After finishing a task, whether it’s watching TV or taking a shower, Nuckols doesn’t just walk away. He resets the room: puts the remote back, fluffs the pillows, folds the blanket, tosses the trash, or wipes down the bathroom. At a glance, it may seem like basic tidying. But his intention runs deeper—he’s not cleaning up the past, he’s preparing for the future.

By always returning a space to its ideal state, Nuckols eliminates friction for his future self. “People think I work hard,” he says. “But I’m actually really lazy. I’m just proactively lazy. It gives you so much time back.”

That’s the genius of his system. He isn’t relying on self-control—he’s designing his environment so that good behavior is the obvious, easy next step.

Priming Your Environment for Success

This concept, called priming the environment, is one of the most actionable and transformative strategies in behavior design. It’s about aligning your surroundings with your goals so that taking the right action becomes nearly automatic.

Consider these examples:

  • Want to send more birthday cards?
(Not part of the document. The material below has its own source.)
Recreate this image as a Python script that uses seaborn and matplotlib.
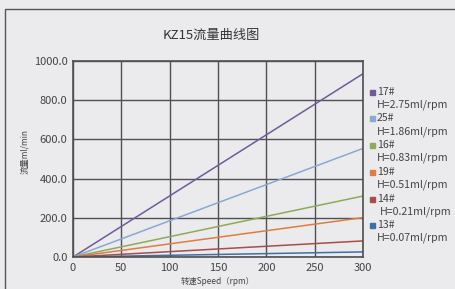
import numpy as np
import pandas as pd
import matplotlib
matplotlib.use("Agg")
import matplotlib.pyplot as plt
from matplotlib.patches import Rectangle
import seaborn as sns

# chart data
speeds = [0, 300]
pumps = ["17#", "25#", "16#", "19#", "14#", "13#"]
displacements = ["2.75", "1.86", "0.83", "0.51", "0.21", "0.07"]
flow_at_300 = [935, 554, 311, 201, 82, 26]
colors = ["#6f5a9a", "#8aa8d2", "#8eaa58", "#e07c40", "#a84c4c", "#3f6ea8"]
x_ticks = [0, 50, 100, 150, 200, 250, 300]
y_ticks = [0, 200, 400, 600, 800, 1000]

rows = []
for p, f in zip(pumps, flow_at_300):
    rows.append({"pump": p, "speed": speeds[0], "flow": 0})
    rows.append({"pump": p, "speed": speeds[1], "flow": f})
df = pd.DataFrame(rows)

sns.set_theme(style="white")
plt.rcParams["font.family"] = ["Noto Sans CJK SC", "DejaVu Sans"]
bg = "#ebebed"
txt = "#444444"

fig = plt.figure(figsize=(4.55, 2.89), dpi=100, facecolor=bg)
fig.patches.append(Rectangle((5 / 455, -0.05), 1.1, 1 - 9 / 289 + 0.05,
                             transform=fig.transFigure, fill=False,
                             edgecolor="#555555", linewidth=1))
ax = fig.add_axes([73 / 455, 32 / 289, 290 / 455, 196 / 289])
ax.set_facecolor(bg)

sns.lineplot(data=df, x="speed", y="flow", hue="pump", hue_order=pumps,
             palette=colors, linewidth=1.1, legend=False, ax=ax)

ax.set_xlim(0, 300)
ax.set_ylim(0, 1000)
ax.set_xticks(x_ticks)
ax.set_yticks(y_ticks)
ax.set_yticklabels([f"{v:.1f}" for v in y_ticks])
ax.tick_params(length=0, labelsize=8, colors=txt, pad=4)
ax.grid(True, color="#505050", linewidth=1)
ax.set_axisbelow(True)
for s in ax.spines.values():
    s.set_color("#505050")
    s.set_linewidth(1.2)

ax.set_xlabel("转速Speed（rpm）", fontsize=6, color=txt, labelpad=3)
ax.set_ylabel("流量ml/min", fontsize=6, color=txt)
ax.yaxis.set_label_coords(-0.152, 0.536)
fig.text(0.464, 0.879, "KZ15流量曲线图", ha="center", va="center",
         fontsize=9.5, color="#333333")

# legend: square + pump name, displacement on the line below
for i, (p, d, c) in enumerate(zip(pumps, displacements, colors)):
    y0 = 91.7 + i * 26.7
    fig.patches.append(Rectangle((370 / 455, 1 - (y0 + 3) / 289), 5 / 455, 5 / 289,
                                 transform=fig.transFigure, color=c))
    fig.text(377 / 455, 1 - y0 / 289, p, fontsize=7.6, color=txt, va="center")
    hx = 380 if p == "14#" else 377
    fig.text(hx / 455, 1 - (y0 + 13) / 289, f"H={d}ml/rpm", fontsize=7.6,
             color=txt, va="center")

fig.savefig("out.png", dpi=100, facecolor=bg)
Keep a box of them organized by occasion, ready to go at a moment’s notice.
  • Want to eat healthier breakfasts? Set out the pan, plate, and utensils the night before. When morning comes, you’ll breeze through meal prep.
  • Want to draw more? Keep your sketchpad and pencils out in plain sight—your creative tools should be as accessible as your TV remote.

The principle is simple: reduce the steps between intention and action. When you design your environment to make the right choice easy, you’re more likely to follow through. Small adjustments today can remove big barriers tomorrow.

Making Bad Habits Harder to Reach

Just as you can design your space to encourage good habits, you can also make bad habits less tempting by increasing friction. That same principle, flipped on its head, can be remarkably effective.

Do you find yourself zoning out in front of the TV too often? Unplug it after use. Want to make it even harder? Remove the batteries from the remote. Still not enough? Move the TV to a closet. These small inconveniences might seem silly, but they raise the activation energy high enough that you’ll think twice before giving in to impulsive behavior.

James Clear himself admits to keeping his phone in another room during work hours to avoid constant distractions. Out of sight, out of mind—literally. That small boundary gives him a block of undistracted time to focus. If that’s not enough for you, hand your phone to a friend or coworker and ask for it back later. You’ll be amazed how much mental clarity you gain by adding just a bit of resistance.

These subtle shifts can apply to anything:

  • Want to drink less? Store beer at the back of the fridge.
  • Want to quit social media? Delete the apps from your phone.
  • Want to stop snacking? Keep the junk food off the counter—or out of the house.

In each case, the goal isn’t to eliminate temptation entirely (though that’s ideal), but to make the wrong choice slightly more difficult to act on.

Habits Are Easier When Preparation Is Automatic

Whether you’re trying to read more books, exercise regularly, or eat better, success begins long before the action. It starts with preparation.

In Clear’s words: “When you master habits of preparation, habits of execution become easy.” And that’s the key takeaway. We often focus on the visible part of a habit—the workout, the salad, the meditation. But what happens before those moments is what truly determines whether they stick.

Instead of pushing yourself to change through brute force, build a world around you that makes doing the right thing feel effortless. Lay out your running shoes. Pre-cut your veggies. Put the book on your pillow. Your environment can be either a silent saboteur or your most powerful ally.

Build a World Where Good Habits Are the Default

So the next time you wonder how to become more disciplined, don’t look inward—look around. What does your environment encourage you to do? What does it make difficult?

Whether you’re a parent, teacher, manager, or simply someone trying to improve your own life, one question can guide you: How can I design a world where it’s easy to do what’s right?

Because in the end, lasting change doesn’t require heroic effort. It requires a series of small, smart choices, repeated over time—starting with the room you’re standing in.

Reset the room. Prime your environment. Make your future habits easy.